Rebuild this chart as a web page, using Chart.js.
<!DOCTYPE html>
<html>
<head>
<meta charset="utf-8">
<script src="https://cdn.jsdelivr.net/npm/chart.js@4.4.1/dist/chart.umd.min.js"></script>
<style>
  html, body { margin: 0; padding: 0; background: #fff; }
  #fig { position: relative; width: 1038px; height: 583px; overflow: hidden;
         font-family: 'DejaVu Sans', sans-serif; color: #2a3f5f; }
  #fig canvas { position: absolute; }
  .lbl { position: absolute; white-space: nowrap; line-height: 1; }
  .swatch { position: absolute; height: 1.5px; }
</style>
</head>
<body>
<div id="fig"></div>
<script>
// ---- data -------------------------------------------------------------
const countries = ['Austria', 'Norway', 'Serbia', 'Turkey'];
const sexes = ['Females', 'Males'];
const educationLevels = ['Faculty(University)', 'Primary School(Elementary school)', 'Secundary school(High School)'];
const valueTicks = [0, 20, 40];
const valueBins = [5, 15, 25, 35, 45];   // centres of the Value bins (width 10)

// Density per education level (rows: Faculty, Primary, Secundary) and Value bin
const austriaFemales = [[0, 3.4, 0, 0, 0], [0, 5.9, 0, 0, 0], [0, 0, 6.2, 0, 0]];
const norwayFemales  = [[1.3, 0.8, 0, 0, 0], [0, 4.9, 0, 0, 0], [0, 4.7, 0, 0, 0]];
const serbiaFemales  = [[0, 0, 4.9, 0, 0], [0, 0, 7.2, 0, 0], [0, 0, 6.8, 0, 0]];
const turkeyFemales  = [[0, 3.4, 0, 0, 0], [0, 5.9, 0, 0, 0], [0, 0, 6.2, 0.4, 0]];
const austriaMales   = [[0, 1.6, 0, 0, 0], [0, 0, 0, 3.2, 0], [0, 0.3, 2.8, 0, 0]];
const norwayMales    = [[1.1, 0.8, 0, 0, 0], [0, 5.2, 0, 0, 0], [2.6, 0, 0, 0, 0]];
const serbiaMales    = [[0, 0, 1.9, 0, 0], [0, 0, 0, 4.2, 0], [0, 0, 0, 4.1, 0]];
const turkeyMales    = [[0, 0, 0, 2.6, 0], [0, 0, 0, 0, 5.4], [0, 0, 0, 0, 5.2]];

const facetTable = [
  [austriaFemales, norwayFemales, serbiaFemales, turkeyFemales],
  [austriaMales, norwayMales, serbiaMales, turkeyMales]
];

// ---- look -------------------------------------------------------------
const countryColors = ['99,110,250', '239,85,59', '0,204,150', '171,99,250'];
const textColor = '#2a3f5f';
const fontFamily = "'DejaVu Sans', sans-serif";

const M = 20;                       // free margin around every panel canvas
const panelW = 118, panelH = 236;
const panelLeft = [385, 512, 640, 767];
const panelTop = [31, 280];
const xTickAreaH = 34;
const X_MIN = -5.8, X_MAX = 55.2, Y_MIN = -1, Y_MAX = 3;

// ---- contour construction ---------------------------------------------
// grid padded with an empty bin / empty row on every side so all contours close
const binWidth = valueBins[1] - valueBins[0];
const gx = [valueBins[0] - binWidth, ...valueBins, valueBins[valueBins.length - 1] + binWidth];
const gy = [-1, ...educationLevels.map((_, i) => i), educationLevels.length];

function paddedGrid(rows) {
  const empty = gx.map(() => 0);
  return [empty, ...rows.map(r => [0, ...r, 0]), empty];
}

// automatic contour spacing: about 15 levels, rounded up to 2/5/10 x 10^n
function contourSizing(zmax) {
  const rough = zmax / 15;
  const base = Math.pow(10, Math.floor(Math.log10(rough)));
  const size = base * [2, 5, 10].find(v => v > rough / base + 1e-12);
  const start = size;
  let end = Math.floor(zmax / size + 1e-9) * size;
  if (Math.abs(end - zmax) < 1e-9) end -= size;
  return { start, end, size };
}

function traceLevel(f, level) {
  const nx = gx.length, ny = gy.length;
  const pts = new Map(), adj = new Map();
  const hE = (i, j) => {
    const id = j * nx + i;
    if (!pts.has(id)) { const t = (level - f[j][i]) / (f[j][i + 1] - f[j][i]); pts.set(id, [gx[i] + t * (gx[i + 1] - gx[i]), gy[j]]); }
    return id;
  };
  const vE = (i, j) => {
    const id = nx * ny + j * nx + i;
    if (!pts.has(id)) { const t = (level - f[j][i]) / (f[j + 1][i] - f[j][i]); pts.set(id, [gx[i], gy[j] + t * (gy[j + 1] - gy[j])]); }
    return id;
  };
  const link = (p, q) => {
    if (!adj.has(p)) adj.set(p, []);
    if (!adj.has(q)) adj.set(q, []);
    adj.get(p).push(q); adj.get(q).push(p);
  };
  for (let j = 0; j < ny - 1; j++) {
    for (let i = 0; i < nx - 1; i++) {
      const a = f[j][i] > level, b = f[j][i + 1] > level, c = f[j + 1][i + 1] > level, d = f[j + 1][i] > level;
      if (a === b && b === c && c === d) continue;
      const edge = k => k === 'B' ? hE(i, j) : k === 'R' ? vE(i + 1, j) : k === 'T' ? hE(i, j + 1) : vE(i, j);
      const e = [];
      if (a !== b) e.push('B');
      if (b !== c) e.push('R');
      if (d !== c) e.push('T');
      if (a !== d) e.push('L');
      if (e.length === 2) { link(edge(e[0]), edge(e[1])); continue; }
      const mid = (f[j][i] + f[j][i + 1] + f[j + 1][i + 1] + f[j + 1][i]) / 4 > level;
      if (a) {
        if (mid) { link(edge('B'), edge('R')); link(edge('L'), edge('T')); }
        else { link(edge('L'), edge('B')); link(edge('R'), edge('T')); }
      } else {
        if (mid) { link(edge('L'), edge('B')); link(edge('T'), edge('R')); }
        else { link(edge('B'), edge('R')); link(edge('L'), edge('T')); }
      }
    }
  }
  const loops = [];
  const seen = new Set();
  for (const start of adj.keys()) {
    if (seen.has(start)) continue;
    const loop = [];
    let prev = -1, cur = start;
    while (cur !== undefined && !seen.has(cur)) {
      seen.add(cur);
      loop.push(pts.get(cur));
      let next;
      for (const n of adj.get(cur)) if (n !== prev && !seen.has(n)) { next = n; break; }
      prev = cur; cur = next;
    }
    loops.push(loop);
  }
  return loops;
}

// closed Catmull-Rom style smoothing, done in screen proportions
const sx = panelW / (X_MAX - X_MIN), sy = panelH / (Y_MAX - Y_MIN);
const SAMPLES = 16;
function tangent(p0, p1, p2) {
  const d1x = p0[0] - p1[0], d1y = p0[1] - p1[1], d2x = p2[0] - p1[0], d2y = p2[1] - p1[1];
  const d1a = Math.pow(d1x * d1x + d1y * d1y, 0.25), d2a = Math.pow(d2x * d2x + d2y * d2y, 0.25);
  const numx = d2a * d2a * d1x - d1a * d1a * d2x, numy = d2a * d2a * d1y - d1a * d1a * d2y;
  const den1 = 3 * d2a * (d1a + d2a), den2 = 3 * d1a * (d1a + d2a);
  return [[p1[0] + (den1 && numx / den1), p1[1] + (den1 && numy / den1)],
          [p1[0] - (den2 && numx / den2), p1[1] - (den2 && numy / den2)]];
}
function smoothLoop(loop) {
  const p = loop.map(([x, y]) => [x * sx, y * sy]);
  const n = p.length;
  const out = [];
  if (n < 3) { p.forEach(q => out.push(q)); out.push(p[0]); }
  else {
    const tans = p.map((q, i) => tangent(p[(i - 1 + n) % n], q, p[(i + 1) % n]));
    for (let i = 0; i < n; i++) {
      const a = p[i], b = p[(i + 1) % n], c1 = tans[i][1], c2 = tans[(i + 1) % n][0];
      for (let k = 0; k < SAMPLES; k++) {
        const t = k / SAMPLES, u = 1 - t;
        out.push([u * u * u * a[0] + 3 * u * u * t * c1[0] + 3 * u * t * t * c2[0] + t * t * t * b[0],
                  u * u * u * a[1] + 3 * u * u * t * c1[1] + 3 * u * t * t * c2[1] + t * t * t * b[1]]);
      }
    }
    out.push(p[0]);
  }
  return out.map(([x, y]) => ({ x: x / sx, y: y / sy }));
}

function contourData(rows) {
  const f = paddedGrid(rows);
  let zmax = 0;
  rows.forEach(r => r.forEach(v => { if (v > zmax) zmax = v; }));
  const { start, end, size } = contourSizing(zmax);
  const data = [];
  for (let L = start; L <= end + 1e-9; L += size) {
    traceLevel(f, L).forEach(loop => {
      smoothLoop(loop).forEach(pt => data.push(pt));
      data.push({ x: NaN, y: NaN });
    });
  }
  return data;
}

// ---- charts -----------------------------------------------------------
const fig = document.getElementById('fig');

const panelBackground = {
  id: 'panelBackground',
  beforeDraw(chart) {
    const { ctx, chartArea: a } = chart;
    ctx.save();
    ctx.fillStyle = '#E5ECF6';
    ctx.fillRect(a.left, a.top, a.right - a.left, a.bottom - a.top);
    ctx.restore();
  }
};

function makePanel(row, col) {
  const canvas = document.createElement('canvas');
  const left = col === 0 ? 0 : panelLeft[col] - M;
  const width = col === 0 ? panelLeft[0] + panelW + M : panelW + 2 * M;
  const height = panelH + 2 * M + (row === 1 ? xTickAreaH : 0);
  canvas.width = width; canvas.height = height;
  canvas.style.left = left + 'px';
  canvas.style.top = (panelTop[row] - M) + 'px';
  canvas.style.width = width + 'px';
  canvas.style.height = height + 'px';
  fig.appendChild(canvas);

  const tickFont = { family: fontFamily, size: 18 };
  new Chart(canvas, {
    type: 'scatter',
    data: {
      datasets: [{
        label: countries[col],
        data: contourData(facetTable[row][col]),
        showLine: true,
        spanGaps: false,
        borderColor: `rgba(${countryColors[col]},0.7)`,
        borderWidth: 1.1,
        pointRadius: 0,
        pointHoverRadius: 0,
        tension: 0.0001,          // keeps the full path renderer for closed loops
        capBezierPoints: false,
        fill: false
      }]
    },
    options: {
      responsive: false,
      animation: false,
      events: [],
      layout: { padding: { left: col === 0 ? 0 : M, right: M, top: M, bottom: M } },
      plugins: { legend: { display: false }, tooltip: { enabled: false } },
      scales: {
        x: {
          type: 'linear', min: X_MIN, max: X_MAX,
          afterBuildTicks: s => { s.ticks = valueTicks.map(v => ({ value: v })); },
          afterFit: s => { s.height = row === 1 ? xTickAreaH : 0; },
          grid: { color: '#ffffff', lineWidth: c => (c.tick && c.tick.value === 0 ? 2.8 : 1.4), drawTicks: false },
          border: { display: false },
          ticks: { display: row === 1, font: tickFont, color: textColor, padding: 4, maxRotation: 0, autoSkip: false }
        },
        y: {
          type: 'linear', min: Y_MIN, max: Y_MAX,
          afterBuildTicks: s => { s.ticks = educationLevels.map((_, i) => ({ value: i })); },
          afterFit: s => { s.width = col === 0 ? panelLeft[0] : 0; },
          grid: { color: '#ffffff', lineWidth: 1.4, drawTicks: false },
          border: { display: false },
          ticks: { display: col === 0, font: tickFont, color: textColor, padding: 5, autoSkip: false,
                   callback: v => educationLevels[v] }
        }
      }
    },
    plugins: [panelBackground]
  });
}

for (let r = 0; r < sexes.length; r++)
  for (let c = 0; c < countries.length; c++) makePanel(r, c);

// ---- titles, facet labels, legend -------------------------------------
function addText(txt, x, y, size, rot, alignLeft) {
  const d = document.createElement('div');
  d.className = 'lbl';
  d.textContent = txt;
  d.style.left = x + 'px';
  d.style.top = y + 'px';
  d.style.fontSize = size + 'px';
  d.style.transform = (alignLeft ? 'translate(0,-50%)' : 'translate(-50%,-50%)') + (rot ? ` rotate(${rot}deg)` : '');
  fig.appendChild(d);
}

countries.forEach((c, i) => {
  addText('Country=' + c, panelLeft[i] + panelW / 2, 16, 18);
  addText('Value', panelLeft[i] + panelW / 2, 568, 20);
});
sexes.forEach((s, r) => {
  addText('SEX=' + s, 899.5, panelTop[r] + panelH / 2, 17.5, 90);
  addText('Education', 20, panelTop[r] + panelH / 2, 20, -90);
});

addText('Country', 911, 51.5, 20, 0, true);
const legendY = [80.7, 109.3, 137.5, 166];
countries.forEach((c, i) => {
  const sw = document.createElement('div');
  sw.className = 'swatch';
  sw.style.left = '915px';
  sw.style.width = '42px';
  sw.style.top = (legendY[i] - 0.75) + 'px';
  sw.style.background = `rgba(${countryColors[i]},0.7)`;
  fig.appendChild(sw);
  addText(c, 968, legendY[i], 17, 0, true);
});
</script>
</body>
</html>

+ + + +

## Objective
Write out exactly the lines from the start of the material through the line with "const valueBins = [5, 15, 25, 35, 45];". No other output is expected.

## Output below
Rebuild this chart as a web page, using Chart.js.
<!DOCTYPE html>
<html>
<head>
<meta charset="utf-8">
<script src="https://cdn.jsdelivr.net/npm/chart.js@4.4.1/dist/chart.umd.min.js"></script>
<style>
  html, body { margin: 0; padding: 0; background: #fff; }
  #fig { position: relative; width: 1038px; height: 583px; overflow: hidden;
         font-family: 'DejaVu Sans', sans-serif; color: #2a3f5f; }
  #fig canvas { position: absolute; }
  .lbl { position: absolute; white-space: nowrap; line-height: 1; }
  .swatch { position: absolute; height: 1.5px; }
</style>
</head>
<body>
<div id="fig"></div>
<script>
// ---- data -------------------------------------------------------------
const countries = ['Austria', 'Norway', 'Serbia', 'Turkey'];
const sexes = ['Females', 'Males'];
const educationLevels = ['Faculty(University)', 'Primary School(Elementary school)', 'Secundary school(High School)'];
const valueTicks = [0, 20, 40];
const valueBins = [5, 15, 25, 35, 45];   // centres of the Value bins (width 10)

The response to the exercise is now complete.